今度はポートタワーを撮影してみました。手持ちで最大望遠で撮影しています。EX-H10が手ぶれせずにばっちりとポートタワー上部の文字が読めるのがよくわかります。AUTOで撮影しているのですが、カメラが選んだ撮影設定を比較してみますとEX-H10はISO感度800でシャッタースピードが1/20、EX-V8はISO感度400でシャッタースピードが1/10となっています。撮影された画像をみると、感度の高いEX-H10の方がノイズが少なく見やすい画像になっていますよね。手ぶれ補正レベルも含めて、EX-V8からかなり改善された印象を受けます。
花火を撮影してみました。両方とも簡易三脚で固定し花火モードで撮影しています。ひとつしか三脚を持っていけず同じ撮影条件で撮れてないのでちゃんとした比較はできず申し訳ないです。
花火モードの場合は、ISO感度が最低(H10が64、V8が50)になり、シャッターが2秒間開きっぱなしになるので、うまく撮影できれば花が開いたように綺麗な花火が撮影できます。ただ、シャッターを押すタイミングが非常に難しく、何枚もとっても綺麗に取れてるのは1,2枚という状況です(悲)
EX-H10にはオートシャッター機能が付いてますし、顔が認識できるぐらい高性能な画像認識機能があるわけですから是非とも花火モードでは花火認識機能をつけて、一発で花火が綺麗に撮れるようにしてほしいものです。
なお、2秒間もシャッターを開けっ放しにする為、手持ち撮影ではいくら手ぶれ補正が効いていても軌跡がブレブレになってしまいますので三脚は必須です。今回、持って行った三脚は7段伸縮の携帯三脚でしたのでコレでも、ブレブレの写真が一杯でした...。
□まとめ
以上、同じHi-ZOOMシリーズであるEX-V8と比較してみましたが、画質とバッテリーライフ、に関しては間違いなくEX-H10がいいですね。高感度時のノイズも少ないですし気軽に撮影できます。

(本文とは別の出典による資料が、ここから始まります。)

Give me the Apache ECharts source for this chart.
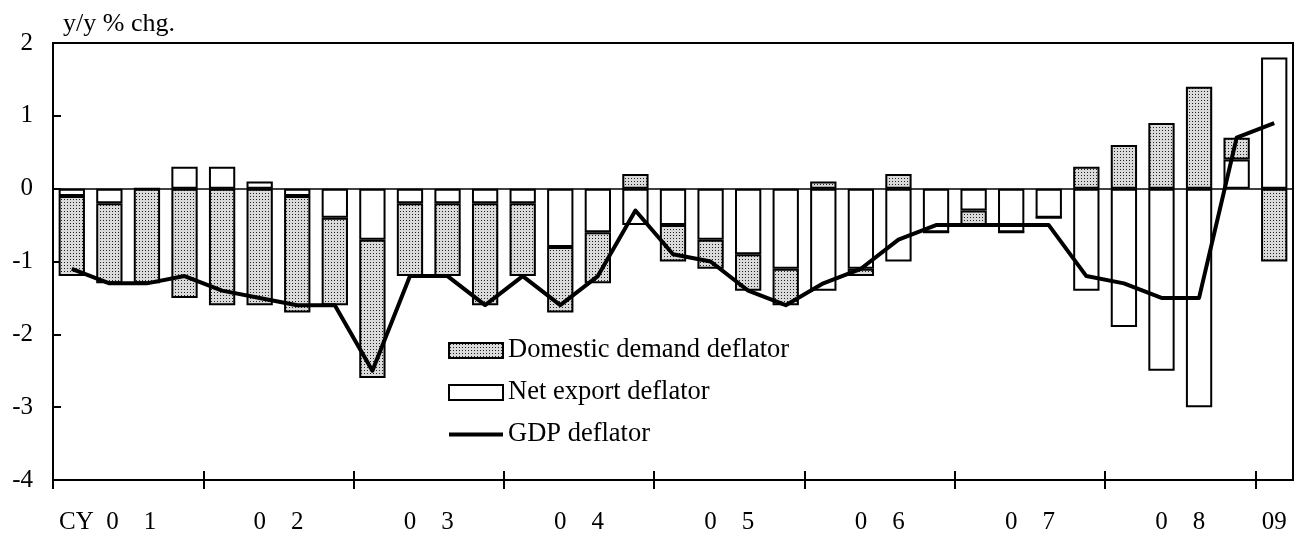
<!DOCTYPE html>
<html>
<head>
<meta charset="utf-8">
<script src="https://cdn.jsdelivr.net/npm/echarts@6/dist/echarts.min.js"></script>
<style>
  html, body { margin: 0; padding: 0; background: #fff; }
  #chart { width: 1297px; height: 536px; }
</style>
</head>
<body>
<div id="chart"></div>
<script>
  var quarters = [
    '01Q1', '01Q2', '01Q3', '01Q4', '02Q1', '02Q2', '02Q3', '02Q4',
    '03Q1', '03Q2', '03Q3', '03Q4', '04Q1', '04Q2', '04Q3', '04Q4',
    '05Q1', '05Q2', '05Q3', '05Q4', '06Q1', '06Q2', '06Q3', '06Q4',
    '07Q1', '07Q2', '07Q3', '07Q4', '08Q1', '08Q2', '08Q3', '08Q4', '09Q1'
  ];
  var domesticDemand = [
    -1.1, -1.1, -1.3, -1.5, -1.6, -1.6, -1.6, -1.2,
    -1.9, -1.0, -1.0, -1.4, -1.0, -0.9, -0.7, 0.2,
    -0.5, -0.4, -0.5, -0.5, 0.1, -0.1, 0.2, 0,
    -0.2, 0, 0, 0.3, 0.6, 0.9, 1.4, 0.3, -1.0
  ];
  var netExport = [
    -0.1, -0.2, 0, 0.3, 0.3, 0.1, -0.1, -0.4,
    -0.7, -0.2, -0.2, -0.2, -0.2, -0.8, -0.6, -0.5,
    -0.5, -0.7, -0.9, -1.1, -1.4, -1.1, -1.0, -0.6,
    -0.3, -0.6, -0.4, -1.4, -1.9, -2.5, -3.0, 0.4, 1.8
  ];
  var gdpDeflator = [
    -1.1, -1.3, -1.3, -1.2, -1.4, -1.5, -1.6, -1.6,
    -2.5, -1.2, -1.2, -1.6, -1.2, -1.6, -1.2, -0.3,
    -0.9, -1.0, -1.4, -1.6, -1.3, -1.1, -0.7, -0.5,
    -0.5, -0.5, -0.5, -1.2, -1.3, -1.5, -1.5, 0.7, 0.9
  ];
  var yearLabels = ['0    1', '0    2', '0    3', '0    4', '0    5', '0    6', '0    7', '0    8', '09'];
  var quartersPerYear = [4, 4, 4, 4, 4, 4, 4, 4, 1];

  var FONT = '"Liberation Serif", "Times New Roman", serif';

  // year boundaries (ticks) and year centres (labels), in quarter units
  var yearStarts = [];
  var yearCentres = [];
  var acc = 0;
  quartersPerYear.forEach(function (n) {
    yearStarts.push(acc);
    yearCentres.push(acc + n / 2);
    acc += n;
  });

  function stipple() {
    var c = document.createElement('canvas');
    c.width = 3; c.height = 3;
    var g = c.getContext('2d');
    g.fillStyle = '#dadada';
    g.fillRect(0, 0, 3, 3);
    g.fillStyle = '#222';
    g.fillRect(1, 1, 1, 1);
    return c;
  }

  var chart = echarts.init(document.getElementById('chart'), null, { renderer: 'canvas' });

  var bottomAxisBase = {
    type: 'value',
    min: 0,
    max: quarters.length,
    position: 'bottom',
    splitLine: { show: false }
  };

  chart.setOption({
    animation: false,
    backgroundColor: '#fff',
    textStyle: { fontFamily: FONT, color: '#000' },
    title: {
      text: 'y/y % chg.',
      left: 58,
      top: 6,
      textStyle: { fontFamily: FONT, fontSize: 26, fontWeight: 'normal', color: '#000' }
    },
    grid: {
      left: 53, right: 4, top: 43, bottom: 56,
      show: true,
      borderColor: '#000',
      borderWidth: 2,
      backgroundColor: 'transparent'
    },
    legend: {
      orient: 'vertical',
      left: 443,
      top: 332,
      itemWidth: 54,
      itemHeight: 15,
      itemGap: 15,
      symbolKeepAspect: true,
      textStyle: { fontFamily: FONT, fontSize: 26.5, color: '#000' },
      data: [
        { name: 'Domestic demand deflator', icon: 'rect' },
        { name: 'Net export deflator', icon: 'rect' },
        { name: 'GDP deflator', icon: 'path://M0,0H54V4H0Z' }
      ]
    },
    xAxis: [
      {
        // data axis, its line drawn at zero
        type: 'category',
        data: quarters,
        boundaryGap: true,
        axisLine: { onZero: true, lineStyle: { color: '#000', width: 1.5 } },
        axisTick: { show: false },
        axisLabel: { show: false },
        splitLine: { show: false }
      },
      Object.assign({}, bottomAxisBase, {
        axisLine: { show: true, onZero: false, lineStyle: { color: '#000', width: 2 } },
        axisTick: { show: true, inside: false, length: 9, customValues: yearStarts, lineStyle: { color: '#000', width: 2 } },
        axisLabel: {
          show: true,
          margin: 30,
          customValues: yearCentres,
          fontFamily: FONT,
          fontSize: 25,
          color: '#000',
          formatter: function (value) {
            var i = yearCentres.indexOf(value);
            if (i < 0) return '';
            return i === 0 ? 'CY  ' + yearLabels[0] + '{g|}' : yearLabels[i];
          },
          rich: { g: { width: 41 } }
        }
      }),
      Object.assign({}, bottomAxisBase, {
        axisLine: { show: false, onZero: false },
        axisTick: { show: true, inside: true, length: 9, customValues: yearStarts, lineStyle: { color: '#000', width: 2 } },
        axisLabel: { show: false }
      })
    ],
    yAxis: {
      type: 'value',
      min: -4,
      max: 2,
      interval: 1,
      axisLine: { show: true, onZero: false, lineStyle: { color: '#000', width: 2 } },
      axisTick: { show: true, inside: true, length: 8, lineStyle: { color: '#000', width: 2 } },
      axisLabel: { margin: 20, fontFamily: FONT, fontSize: 25, color: '#000' },
      splitLine: { show: false }
    },
    series: [
      {
        name: 'Net export deflator',
        type: 'bar',
        stack: 'total',
        barCategoryGap: '30%',
        itemStyle: { color: '#fff', borderColor: '#000', borderWidth: 2 },
        data: netExport
      },
      {
        name: 'Domestic demand deflator',
        type: 'bar',
        stack: 'total',
        barCategoryGap: '30%',
        itemStyle: { color: { image: stipple(), repeat: 'repeat' }, borderColor: '#000', borderWidth: 2 },
        data: domesticDemand
      },
      {
        name: 'GDP deflator',
        type: 'line',
        symbol: 'none',
        z: 5,
        lineStyle: { color: '#000', width: 4, join: 'round' },
        itemStyle: { color: '#000' },
        data: gdpDeflator
      }
    ]
  });
</script>
</body>
</html>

ただ、EX-V8については、サイズはもちろん、動画撮影時にズームができたり、設定が細かく指定できたりとEX-H10を上回る部分が多くあります。
EX-H10はEX-V8と同じHi-ZOOMシリーズではあるものの、ターゲットが若干違うので仕方が無いとは思うのですが、3倍ズームを使っていて高倍率ズームに買い換えたい人は、デジカメの使用歴もある程度たっていて高機能を使いこなしたいという欲求もでてくるかと思いますので、現在の使いやすさを維持しつつ、プロモードなどを用意するなどしてEX-V8並みの設定の自由度がほしかったなぁと思います。
とはいえ、一番最初にEX-H10を購入しようとされる方にはこんなことは関係ないので、気にする必要はないですね。デザインもLUMIXのTZシリーズのように不細工ではなく、スタイリッシュなEXILIMデザインですし初心者には間違いなくオススメできます。
むしろ、簡単に撮るという意味では、メイクアップボタンや、風景撮影ボタンよりもBS AUTOにダイレクトに変更できるBS AUTOボタンがほしいところです。自分が所有しているビデオカメラのHDC-SD100では「おまかせiA」ボタンが用意されていて、気軽に撮りたいときと、マニュアル設定したいときを瞬時に切り替えられて便利なんですよね。次期モデルでは、ぜひ、BS AUTOボタンをつけて欲しいなと思いました。
以上で、私の所有しているEX-Z40、EX-V8とEX-H10の比較を終了したいと思います。ありがとうございました。